Blogs > Cliopatria > Reading the Times

Dec 15, 2004

Reading the Times




First, the good news: of the Times"Top Ten Books for 2004", three of the four non-fiction books are histories (including the Shakespeare one, which is more biography than literary analysis).

Other news:

  • U Mass will not be allowed to grow marijuana, even for research purposes; they'll have to keep buying it from the Federal Government
  • Julliard produces mixed results, and reminds me a lot of Ph.D. programs I know.
  • For-profit higher education might be working the system, ahem, for a profit, but the story, despite its headline, doesn't actually address issues of ethics education.
  • This is a woefully inadequate survey of the issues (and gets a few things blatantly wrong), but technology really is making a difference in the reading lives of the blind. And some of that technology rebounds to the benefit of the rest of us. One thing the article doesn't say, for example, is that the digital book standards being developed include full word-by-word indexing, so that the user can switch back and forth between the audio and text versions of the book without any loss of position (something that might make audiobooks much more attractive to scholars).

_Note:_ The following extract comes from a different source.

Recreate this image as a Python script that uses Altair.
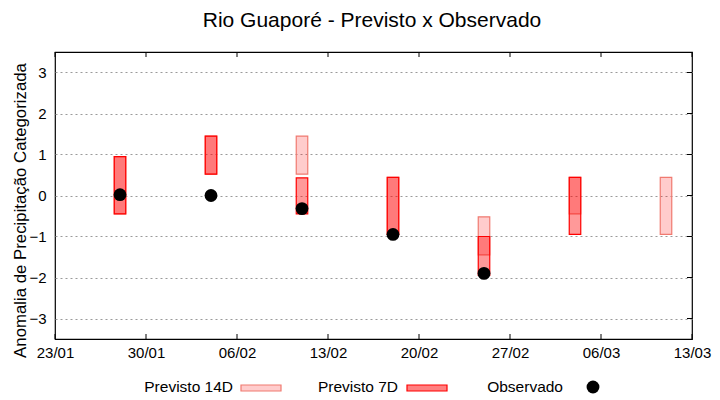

And the problem with Bookshare.org isn't that the texts are scanned by computers, it's that they are scanned by members and volunteers [full disclosure: including me] who share their scanning work with the Bookshare membership (and get some credit towards their membership fees for it); submitted texts are rated for quality, but not proofread by a central authority. It's a lot better than nothing: They had the last Harry Potter book up on their site within hours of its release, because a bunch of people shared the work of scanning it; italics read funny, but it was mostly readable and available immediately.
  • History, Geology, and Beer

And the other Time: David Adesnick does a nice job critiquing Time Magazine's recent religion coverage.